4. Students will deduce the consequences of a particular model under different contexts, scenarios and/or constraints. The student arrives at deductions by a correct and consistent use of the model, and the deductions are correct.  The student use of the model is mostly correct and/or consistent and lead to correct deductions.  The student use of the model is partly incorrect and/or inconsistent and the student deductions are incorrect and/or incomplete.  The student use of the model is incorrect and/or inconsistent. As a result, the student is unable to arrive at deductions for how the model will respond under different contexts, scenarios and/or constraints and/or the deductions are incorrect.
5. Students will construct a generalized model based on the specifics of a system being investigated. Constructs a valid generalization and clearly articulates the logic of this generalization based on the specifics that have been identified.  Constructs a valid generalization but does not clearly articulate the logic underlying that generalization.  Constructs a generalization that has some relationship to the specifics that have been identified; however, the specifics do not totally support the generalization.  Constructs a generalization that is not at all supported by the specifics or does not construct a generalization.
6. Students will evaluate mathematical and/or logical results for issues of validity, accuracy and/or relevance to the real world. The student evaluates the results and correctly confirms or rejects the conclusion based on validity, accuracy and/or relevance to the real word.  The student evaluates the results and makes mostly correct conclusions about the validity, accuracy and/or relevancy of the results.  The student evaluates the results but makes incorrect conclusions about the validity, accuracy and/or relevancy of the results.  The student does not evaluate the results, and/or makes incorrect conclusions about the validity, accuracy and/or relevancy of the results.
7. Students will make hypotheses and/or predictions. The student proposes hypotheses and/or predictions that are relevant to the model and testable.  The student proposes hypotheses and/or predictions that are mostly relevant to the model and the hypotheses and/or predictions are testable.  The student proposes hypotheses and/or predictions that are somewhat relevant but the relevance is tenuous and/or the hypotheses and/or predictions may not be testable.  The student proposes hypotheses and/or predictions that are neither relevant to the model nor testable.
8. Students will modify models based on new information.

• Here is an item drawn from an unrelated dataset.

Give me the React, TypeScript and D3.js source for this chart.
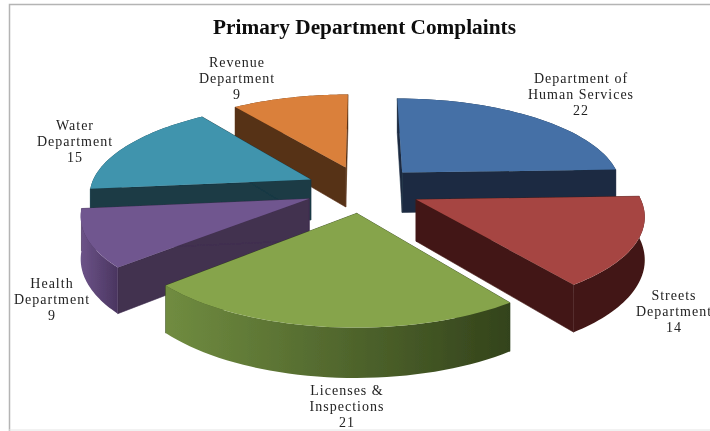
import React from "react";
import * as d3 from "d3";

const title = "Primary Department Complaints";
const categories = [
  "Department of Human Services",
  "Streets Department",
  "Licenses & Inspections",
  "Health Department",
  "Water Department",
  "Revenue Department",
];
const values = [22, 14, 21, 9, 15, 9];
const labelLines = [
  ["Department of", "Human Services"],
  ["Streets", "Department"],
  ["Licenses &", "Inspections"],
  ["Health", "Department"],
  ["Water", "Department"],
  ["Revenue", "Department"],
];
const labelAnchors: [number, number][] = [
  [581, 83],
  [674, 300],
  [347, 395],
  [52, 288],
  [75, 130],
  [237, 67],
];
const topColors = ["#4470A6", "#A64543", "#86A44C", "#70568F", "#3F94AD", "#DA803A"];
const sideColors = ["#1B2C42", "#431915", "#33431B", "#423050", "#1A3A45", "#573016"];
const wallStart = ["#1B2C42", "#431915", "#708C40", "#6C5388", "#1A3A45", "#573016"];
const wallEnd = ["#1B2C42", "#431915", "#33431B", "#4A3560", "#1A3A45", "#573016"];
const paintOrder = [5, 0, 4, 3, 1, 2];

const R = 221, F = 1500, TILT = 0.405, DEPTH = 41, EXPLODE = 58, CX = 363, CY = 189;

type P = [number, number];
function project(px: number, fwd: number, drop: number): P {
  const s = F / (F - fwd);
  return [CX + px * s, CY + (fwd * TILT + drop) * s];
}

const pieData = d3.pie<number>().sort(null)(values);
const lineGen = d3.line<P>().x((d) => d[0]).y((d) => d[1]);

function slicePaths(startAngle: number, endAngle: number) {
  const mid = (startAngle + endAngle) / 2;
  const ox = EXPLODE * Math.sin(mid);
  const of = -EXPLODE * Math.cos(mid);
  const at = (a: number, r: number, drop: number) =>
    project(ox + r * Math.sin(a), of - r * Math.cos(a), drop);
  const angles = d3.range(0, 41).map((i) => startAngle + ((endAngle - startAngle) * i) / 40);
  const topRim = angles.map((a) => at(a, R, 0));
  const lowRim = angles.map((a) => at(a, R, DEPTH));
  const apex = at(0, 0, 0);
  const apexLow = at(0, 0, DEPTH);
  return {
    top: lineGen([apex, ...topRim])! + "Z",
    wall: lineGen([...topRim, ...lowRim.slice().reverse()])! + "Z",
    startFace: lineGen([apex, topRim[0], lowRim[0], apexLow])! + "Z",
    endFace: lineGen([apex, topRim[40], lowRim[40], apexLow])! + "Z",
    xMin: d3.min(topRim, (d) => d[0])!,
    xMax: d3.max(topRim, (d) => d[0])!,
  };
}

export default function App() {
  const slices = pieData.map((d) => slicePaths(d.startAngle, d.endAngle));
  return (
    <svg
      width={710}
      height={431}
      style={{ position: "fixed", left: 0, top: 0, background: "#fff" }}
    >
      <defs>
        <filter id="soft" x="-5%" y="-5%" width="110%" height="110%">
          <feGaussianBlur stdDeviation="0.45" />
        </filter>
        {slices.map((s, i) => (
          <linearGradient
            key={i}
            id={`wall${i}`}
            gradientUnits="userSpaceOnUse"
            x1={s.xMin}
            x2={s.xMax}
            y1={0}
            y2={0}
          >
            <stop offset="0" stopColor={wallStart[i]} />
            <stop offset="1" stopColor={wallEnd[i]} />
          </linearGradient>
        ))}
      </defs>
      <g filter="url(#soft)">
        <path d="M9.5 431V4.5H710" fill="none" stroke="#b4b4b4" strokeWidth={1.5} />
        <line x1={9} x2={710} y1={430} y2={430} stroke="#e4e4e4" />
        {paintOrder.map((i) => (
          <g key={categories[i]}>
            <path d={slices[i].startFace} fill={sideColors[i]} stroke={sideColors[i]} strokeWidth={0.6} />
            <path d={slices[i].endFace} fill={sideColors[i]} stroke={sideColors[i]} strokeWidth={0.6} />
            <path d={slices[i].wall} fill={`url(#wall${i})`} />
            <path d={slices[i].top} fill={topColors[i]} />
          </g>
        ))}
        <text
          x={364.5}
          y={34}
          textAnchor="middle"
          fontFamily="'Liberation Serif', serif"
          fontWeight="bold"
          fontSize={21.3}
          fill="#111"
        >
          {title}
        </text>
        {categories.map((c, i) => (
          <text
            key={c}
            textAnchor="middle"
            fontFamily="'Liberation Serif', serif"
            fontSize={14}
            letterSpacing={1}
            fill="#222"
          >
            {[...labelLines[i], String(values[i])].map((line, j) => (
              <tspan key={j} x={labelAnchors[i][0]} y={labelAnchors[i][1] + j * 16}>
                {line}
              </tspan>
            ))}
          </text>
        ))}
      </g>
    </svg>
  );
}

The student recognizes a discrepancy between the model/reasoning and new information, and successfully revises the model and/or their reasoning in a manner that is both consistent and complete.  The student recognizes a discrepancy between the model/reasoning and new information, but makes revisions that are inconsistent and/or incomplete.  The student recognizes a discrepancy between the model/reasoning and new information, but incorrectly dismisses the significance of the discrepancy.  The student does not recognize any discrepancy between the model/reasoning and new information.